Ms. Clinton also told the congressional committee investigating Benghazi that she had been quick to take responsibility for the State Department’s failure to protect our diplomats: “As I have said many times since September 11 [when the attack occurred], I take responsibility . . .”

Really? We can find no record of her publicly accepting responsibility for what happened at Benghazi before October 15th, more than a month after that murderous attack. There are times when carelessness, apathy and general incompetence amount to negligence, and this was one of them. Madam Secretary’s explanations won’t wash.

But when explanations fail, there is always emotion to appeal to: “I stood next to President Obama as the Marines carried those flag-draped caskets off the plane at Andrews,” she told the senators. “I put my arms around the mothers and fathers, sisters and brothers, sons and daughters. . . .” Which reminds us that, when Whitewater was the scandal du-jour back in 1994, Hillary Clinton received TV Guide’s award for the “best performance . . . in a drama or press conference.’’ What struck us most about that scene at Andrews was that the 24 Marines who accompanied those coffins home, six to each body, were 24 more than were assigned to protect our people at Benghazi when they were still alive.

A RESIGNATION is the sincerest sign that a public official is willing to take responsibility for what has happened on his-or her-supposed watch. As we were taught in the service, a commander is responsible for whatever his unit does or fails to do (emphasis ours). And yet Hillary Clinton stayed on as secretary of state. By now a number of assistant secretaries and other underlings have been fired or disciplined or reassigned, but at State, taking responsibility is apparently only for the lower-downs.
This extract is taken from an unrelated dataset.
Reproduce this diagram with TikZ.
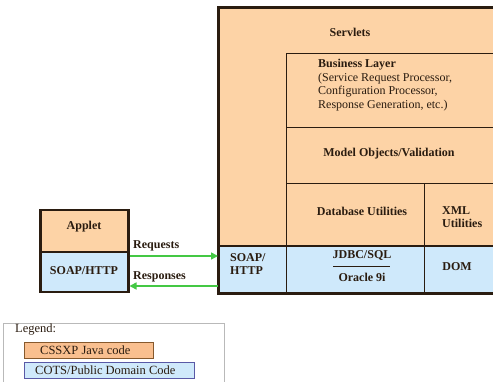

Benghazi was a test not only of American preparedness, which this administration failed, but a test of whether it could accept any intelligence different from its fondest preconceptions about the nature of the Islamist threat. It failed that test, too, perhaps because it lacks the most basic requisite for facing the realities of this world: humility. At Benghazi, that proved a fatal, a tragic, failing.

What difference does that make at this point? It could make all the difference if Hillary Clinton decides to run for president in 2016. That comment about what difference does it make is sure to come up if she does. It’s one of those classic (mis)statements that follow politicians to the end of their careers, if not longer. Much like the comment she made when she was still Senator Clinton that it would take “a willing suspension of disbelief” to think the Surge would work in Iraq. (It did, effectively and with dispatch.)

That comment from then-Senator Clinton is barely remembered now, and maybe Ms. Clinton is hoping this one will fade, too. For it would take a willing suspension of disbelief to think she was telling the truth, the whole truth and nothing but the truth last week about what happened at Benghazi. For the more questions she answered during those hearings, the more doubts she raised.

———

Afterthought and suggestion: John Adams, the auteur who gave us Nixon in China, needs to write a work to be titled Lady Hillary of Benghazi modeled on Shostakovich’s Lady Macbeth of Mtsensk. Only an artist of John Adams’ stature could do justice to a diplomat of Hillary Clinton’s. To quote an excerpt from the libretto:

What, will these hands ne’er be clean? Will all great Neptune’s ocean wash this blood clean from my hand? No; this my hand will rather the multitudinous seas incarnadine, making the green one red. . . .

Exit Lady Hillary, pursued by her demons. Curtain.